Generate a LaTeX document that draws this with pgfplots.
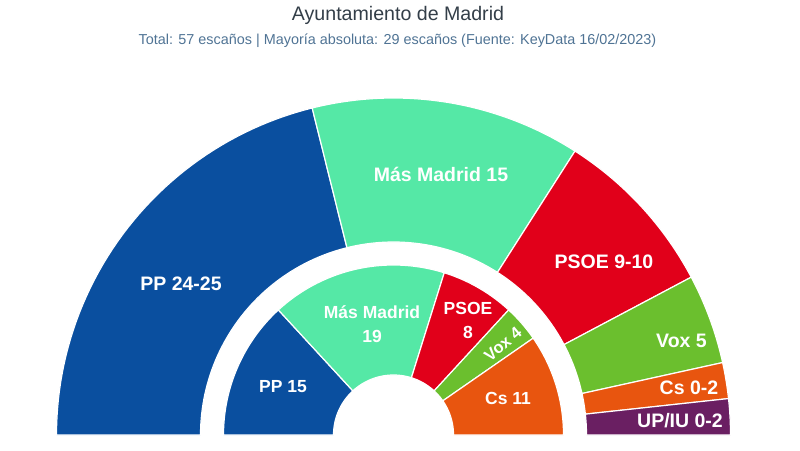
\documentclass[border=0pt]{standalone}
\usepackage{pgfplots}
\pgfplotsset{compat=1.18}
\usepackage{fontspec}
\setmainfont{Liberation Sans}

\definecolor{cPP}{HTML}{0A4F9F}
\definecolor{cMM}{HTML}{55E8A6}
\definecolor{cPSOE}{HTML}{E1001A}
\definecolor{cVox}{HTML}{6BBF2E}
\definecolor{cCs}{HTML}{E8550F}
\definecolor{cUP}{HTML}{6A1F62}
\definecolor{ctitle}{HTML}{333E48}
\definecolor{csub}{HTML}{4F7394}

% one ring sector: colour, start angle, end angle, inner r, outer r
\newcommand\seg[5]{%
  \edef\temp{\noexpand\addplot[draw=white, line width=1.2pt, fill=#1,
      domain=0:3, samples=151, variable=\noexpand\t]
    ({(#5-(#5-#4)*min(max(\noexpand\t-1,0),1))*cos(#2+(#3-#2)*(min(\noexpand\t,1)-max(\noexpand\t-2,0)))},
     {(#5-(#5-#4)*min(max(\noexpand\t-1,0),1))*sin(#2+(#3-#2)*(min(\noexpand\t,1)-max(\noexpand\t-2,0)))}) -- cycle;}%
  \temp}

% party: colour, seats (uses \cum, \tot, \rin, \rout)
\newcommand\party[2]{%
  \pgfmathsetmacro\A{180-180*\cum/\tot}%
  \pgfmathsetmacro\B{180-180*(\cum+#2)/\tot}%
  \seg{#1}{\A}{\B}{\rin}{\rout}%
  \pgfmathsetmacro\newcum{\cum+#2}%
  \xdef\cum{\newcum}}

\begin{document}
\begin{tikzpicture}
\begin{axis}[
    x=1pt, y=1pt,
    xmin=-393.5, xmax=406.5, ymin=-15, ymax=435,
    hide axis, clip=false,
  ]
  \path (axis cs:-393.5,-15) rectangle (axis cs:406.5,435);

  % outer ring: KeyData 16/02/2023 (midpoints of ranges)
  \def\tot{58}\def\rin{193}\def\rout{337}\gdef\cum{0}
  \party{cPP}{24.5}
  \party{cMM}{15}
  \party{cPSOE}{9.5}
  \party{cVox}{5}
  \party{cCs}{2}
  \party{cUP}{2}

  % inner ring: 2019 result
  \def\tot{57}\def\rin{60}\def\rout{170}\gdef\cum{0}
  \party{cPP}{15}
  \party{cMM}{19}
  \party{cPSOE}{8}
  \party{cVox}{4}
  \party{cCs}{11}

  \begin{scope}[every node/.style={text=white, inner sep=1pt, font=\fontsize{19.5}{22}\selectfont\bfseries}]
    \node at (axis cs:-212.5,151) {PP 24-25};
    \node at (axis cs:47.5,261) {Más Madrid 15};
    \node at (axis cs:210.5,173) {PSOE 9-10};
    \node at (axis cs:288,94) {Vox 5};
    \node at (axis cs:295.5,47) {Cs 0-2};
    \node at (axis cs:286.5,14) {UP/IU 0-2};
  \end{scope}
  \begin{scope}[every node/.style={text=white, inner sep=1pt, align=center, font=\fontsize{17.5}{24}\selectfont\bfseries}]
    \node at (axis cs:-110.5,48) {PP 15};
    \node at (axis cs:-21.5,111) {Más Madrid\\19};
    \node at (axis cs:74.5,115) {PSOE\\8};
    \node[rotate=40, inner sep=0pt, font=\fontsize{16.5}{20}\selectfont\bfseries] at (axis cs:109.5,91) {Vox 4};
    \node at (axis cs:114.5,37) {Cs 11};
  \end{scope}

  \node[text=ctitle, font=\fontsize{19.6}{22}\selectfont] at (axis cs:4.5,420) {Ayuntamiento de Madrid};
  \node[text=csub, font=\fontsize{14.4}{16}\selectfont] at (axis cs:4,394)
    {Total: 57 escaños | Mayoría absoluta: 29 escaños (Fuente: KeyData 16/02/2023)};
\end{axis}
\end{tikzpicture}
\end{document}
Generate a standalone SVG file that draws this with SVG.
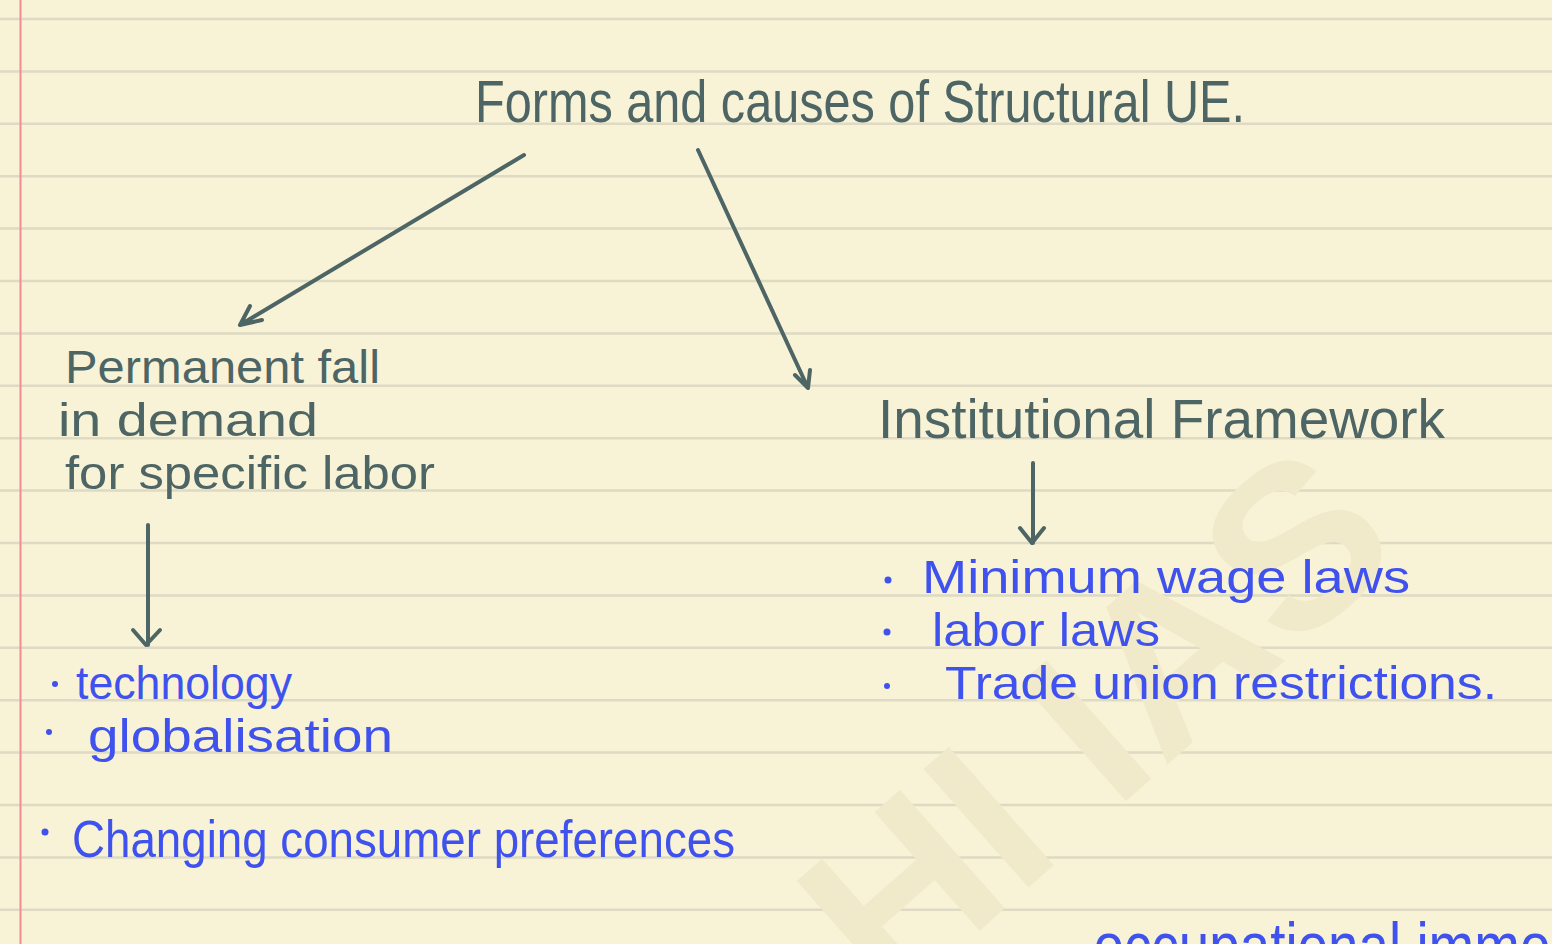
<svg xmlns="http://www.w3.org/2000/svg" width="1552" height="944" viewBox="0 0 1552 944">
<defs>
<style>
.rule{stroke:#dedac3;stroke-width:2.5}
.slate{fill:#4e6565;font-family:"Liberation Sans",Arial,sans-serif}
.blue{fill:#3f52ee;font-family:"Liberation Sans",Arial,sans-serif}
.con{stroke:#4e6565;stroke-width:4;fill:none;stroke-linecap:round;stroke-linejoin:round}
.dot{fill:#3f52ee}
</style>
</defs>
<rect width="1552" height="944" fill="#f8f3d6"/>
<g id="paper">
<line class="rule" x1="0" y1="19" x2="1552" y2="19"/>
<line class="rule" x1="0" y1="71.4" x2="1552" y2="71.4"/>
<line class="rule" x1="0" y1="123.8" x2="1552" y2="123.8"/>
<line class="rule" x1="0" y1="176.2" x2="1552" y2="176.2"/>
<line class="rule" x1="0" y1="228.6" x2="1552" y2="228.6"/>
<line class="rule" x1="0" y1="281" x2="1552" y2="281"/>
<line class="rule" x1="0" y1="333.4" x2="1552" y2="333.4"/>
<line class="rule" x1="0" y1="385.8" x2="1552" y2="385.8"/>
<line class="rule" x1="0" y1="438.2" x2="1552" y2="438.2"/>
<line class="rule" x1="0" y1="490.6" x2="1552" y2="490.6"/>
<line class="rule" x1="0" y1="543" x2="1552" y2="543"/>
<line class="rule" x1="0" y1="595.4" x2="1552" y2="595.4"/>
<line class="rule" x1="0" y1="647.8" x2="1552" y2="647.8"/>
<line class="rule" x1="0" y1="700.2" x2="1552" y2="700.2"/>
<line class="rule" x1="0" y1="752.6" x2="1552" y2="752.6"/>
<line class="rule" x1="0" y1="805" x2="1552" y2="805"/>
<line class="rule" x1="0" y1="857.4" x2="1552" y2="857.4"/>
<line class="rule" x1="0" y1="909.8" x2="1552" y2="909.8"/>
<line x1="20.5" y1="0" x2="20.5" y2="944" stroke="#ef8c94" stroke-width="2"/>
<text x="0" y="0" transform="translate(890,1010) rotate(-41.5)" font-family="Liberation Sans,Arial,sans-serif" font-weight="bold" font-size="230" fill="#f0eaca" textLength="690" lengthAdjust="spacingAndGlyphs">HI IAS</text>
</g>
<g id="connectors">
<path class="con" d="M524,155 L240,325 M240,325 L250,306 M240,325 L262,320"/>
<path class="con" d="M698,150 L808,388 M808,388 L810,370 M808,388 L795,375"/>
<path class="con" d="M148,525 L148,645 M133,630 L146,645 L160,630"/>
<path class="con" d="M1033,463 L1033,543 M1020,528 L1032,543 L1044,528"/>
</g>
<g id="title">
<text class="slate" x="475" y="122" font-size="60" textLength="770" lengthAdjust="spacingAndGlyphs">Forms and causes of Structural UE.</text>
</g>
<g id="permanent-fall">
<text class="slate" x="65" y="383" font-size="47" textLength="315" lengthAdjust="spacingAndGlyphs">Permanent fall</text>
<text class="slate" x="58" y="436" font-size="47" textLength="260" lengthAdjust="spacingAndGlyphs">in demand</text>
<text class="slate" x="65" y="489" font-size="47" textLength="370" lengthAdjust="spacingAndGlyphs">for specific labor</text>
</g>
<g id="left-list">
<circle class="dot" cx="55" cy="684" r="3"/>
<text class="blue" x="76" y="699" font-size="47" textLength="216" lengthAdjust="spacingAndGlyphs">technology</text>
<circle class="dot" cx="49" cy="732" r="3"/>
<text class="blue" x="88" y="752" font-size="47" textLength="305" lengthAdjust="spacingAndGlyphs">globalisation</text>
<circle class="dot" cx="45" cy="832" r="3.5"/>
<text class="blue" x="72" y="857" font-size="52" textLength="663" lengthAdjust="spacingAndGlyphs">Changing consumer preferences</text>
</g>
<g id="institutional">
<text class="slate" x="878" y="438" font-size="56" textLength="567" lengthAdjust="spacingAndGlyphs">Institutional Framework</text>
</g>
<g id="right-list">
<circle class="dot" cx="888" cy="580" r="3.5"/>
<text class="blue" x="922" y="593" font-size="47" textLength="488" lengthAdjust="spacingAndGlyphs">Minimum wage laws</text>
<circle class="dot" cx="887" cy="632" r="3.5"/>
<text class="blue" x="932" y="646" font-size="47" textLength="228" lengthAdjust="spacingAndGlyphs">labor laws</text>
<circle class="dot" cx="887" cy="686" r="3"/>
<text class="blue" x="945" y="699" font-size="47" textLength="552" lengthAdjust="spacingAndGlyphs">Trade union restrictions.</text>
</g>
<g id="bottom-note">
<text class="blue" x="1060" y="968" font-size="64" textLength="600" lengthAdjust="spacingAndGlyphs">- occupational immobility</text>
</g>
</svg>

## YOUR INSTRUCTIONS
Find each line with the string "standalone" and copy it out.

## EXERCISE ANSWER
\documentclass[border=0pt]{standalone}
Generate a standalone SVG file that draws this with SVG.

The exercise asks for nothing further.